Admirateur des maisons de poupée du Rijksmuseum d'Amsterdam et des dioramas en général, j'étais déjà totalement fasciné par les Boîtes de Charles Matton sans en connaître l'origine exacte. Au départ l'artiste avait construit ces décors miniatures pour les photographier, parce que c'était plus simple que grandeur nature ! Il les module en fonction de la lumière du jour désirée, transforme tel ou tel accessoire, etc. Or Charles Matton est d'abord un peintre, un maître de l'illusion. Le film réalisé sur lui par son épouse et collaboratrice, Sylvie Matton, montre l'étonnante maîtrise de cet homme capable de saisir la réalité en préservant le recul nécessaire à tout artiste digne de ce nom. La démonstration est époustouflante, qu'il dessine (illustrateur pour le magazine Esquire sous le pseudonyme Gabriel Pasqualini pour raison alimentaire), et surtout qu'il peigne, sculpte, photographie ou qu'il filme !

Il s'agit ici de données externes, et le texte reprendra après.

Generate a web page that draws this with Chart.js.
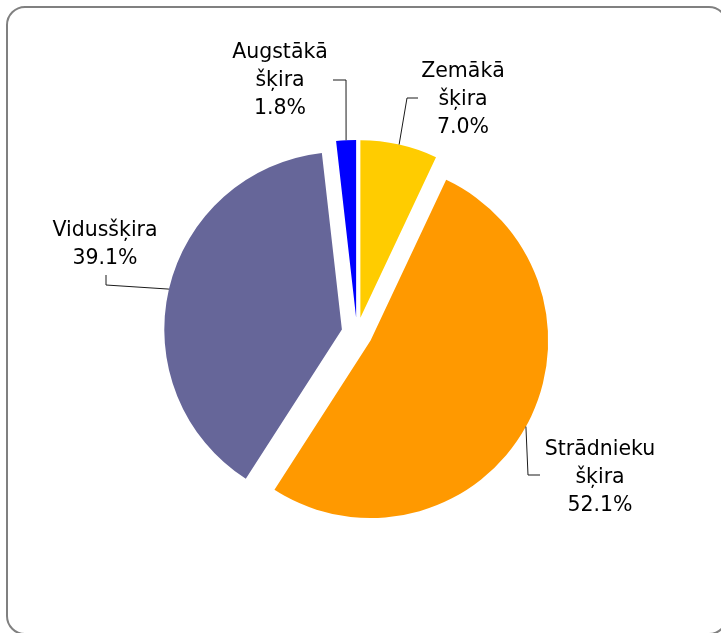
<!DOCTYPE html>
<html>
<head>
<meta charset="utf-8">
<script src="https://cdn.jsdelivr.net/npm/chart.js@4.4.1/dist/chart.umd.min.js"></script>
<style>
  html, body { margin: 0; padding: 0; background: #fff; }
  #wrap { width: 721px; height: 633px; overflow: hidden; }
</style>
</head>
<body>
<div id="wrap"><canvas id="pie" width="721" height="633"></canvas></div>
<script>
// Data
const categories = ['Zemākā\nšķira', 'Strādnieku\nšķira', 'Vidusšķira', 'Augstākā\nšķira'];
const shares = [7.0, 52.1, 39.1, 1.8];
const sliceColors = ['#FFCC00', '#FF9900', '#666699', '#0000FF'];

// Label placement: text centre x, first baseline y, elbow point, leader end
const labelSpots = [
    { x: 463, y: 77, elbow: [407, 98], end: [418, 98] },
    { x: 600, y: 455, elbow: [528, 475], end: [540, 475] },
    { x: 105, y: 236, elbow: [106, 285], end: [106, 275] },
    { x: 280, y: 58, elbow: [346, 80], end: [333, 80] }
];

// Rounded frame around the chart
const framePlugin = {
    id: 'frame',
    beforeDraw(chart) {
        const ctx = chart.ctx;
        ctx.save();
        ctx.strokeStyle = '#808080';
        ctx.lineWidth = 2;
        ctx.beginPath();
        ctx.roundRect(7, 7, 720, 627, 18);
        ctx.stroke();
        ctx.restore();
    }
};

// Pull every slice out from the centre (same radius for all slices,
// unlike the built-in offset which also grows the arc)
const explodePlugin = {
    id: 'explode',
    afterDatasetUpdate(chart, args, opts) {
        const meta = chart.getDatasetMeta(args.index);
        meta.data.forEach(arc => {
            if (arc._exploded) return;
            arc._exploded = true;
            const baseDraw = arc.draw;
            arc.draw = function(ctx, area) {
                const mid = (this.startAngle + this.endAngle) / 2;
                ctx.save();
                ctx.translate(Math.cos(mid) * opts.distance, Math.sin(mid) * opts.distance);
                baseDraw.call(this, ctx, area);
                ctx.restore();
            };
        });
    }
};

// Outside labels with leader lines
const labelPlugin = {
    id: 'outsideLabels',
    afterDatasetsDraw(chart) {
        const ctx = chart.ctx;
        const meta = chart.getDatasetMeta(0);
        const dist = chart.options.plugins.explode.distance;
        ctx.save();
        meta.data.forEach((arc, i) => {
            const p = arc.getProps(['x', 'y', 'startAngle', 'endAngle', 'outerRadius']);
            const mid = (p.startAngle + p.endAngle) / 2;
            const ax = p.x + Math.cos(mid) * (p.outerRadius + dist);
            const ay = p.y + Math.sin(mid) * (p.outerRadius + dist);
            const spot = labelSpots[i];

            // leader line
            ctx.strokeStyle = '#1a1a1a';
            ctx.lineWidth = 1;
            ctx.beginPath();
            ctx.moveTo(ax, ay);
            ctx.lineTo(spot.elbow[0], spot.elbow[1]);
            ctx.lineTo(spot.end[0], spot.end[1]);
            ctx.stroke();

            // text
            const lines = categories[i].split('\n');
            lines.push(shares[i].toFixed(1) + '%');
            ctx.fillStyle = '#000';
            ctx.font = '20.5px "DejaVu Sans", Verdana, sans-serif';
            ctx.textAlign = 'center';
            ctx.textBaseline = 'alphabetic';
            lines.forEach((t, k) => {
                ctx.fillText(t, spot.x, spot.y + k * 28);
            });
        });
        ctx.restore();
    }
};

new Chart(document.getElementById('pie'), {
    type: 'pie',
    data: {
        labels: categories,
        datasets: [{
            data: shares,
            backgroundColor: sliceColors,
            borderWidth: 0
        }]
    },
    options: {
        responsive: false,
        animation: false,
        radius: 177.6,
        layout: {
            padding: { left: 0, right: 7, top: 33, bottom: 0 }
        },
        plugins: {
            legend: { display: false },
            tooltip: { enabled: false },
            explode: { distance: 15.5 }
        }
    },
    plugins: [framePlugin, explodePlugin, labelPlugin]
});
</script>
</body>
</html>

Le magnifique livre publié sous la direction de Sylvie Matton se focalise sur les réalisations cinématographiques de Charles Matton, d'autant qu'il est accompagné de 4 DVD avec la quasi intégralité de ses films, soit quatre longs métrages et trois courts. S'ils sont extrêmement différents les uns des autres, ils obéissent tous au regard aiguisé d'un homme en quête de la beauté, d'une exigence absolue lorsqu'il s'agit de son art. La pomme ou l'histoire d'une histoire est un court métrage sur son travail pictural et sur sa vie, comme l'on sait qu'une œuvre est presque toujours un autoportrait, fut-il bien maquillé. Matton est d'ailleurs un figuratif, comme Francis Bacon avec qui il y a un certain cousinage.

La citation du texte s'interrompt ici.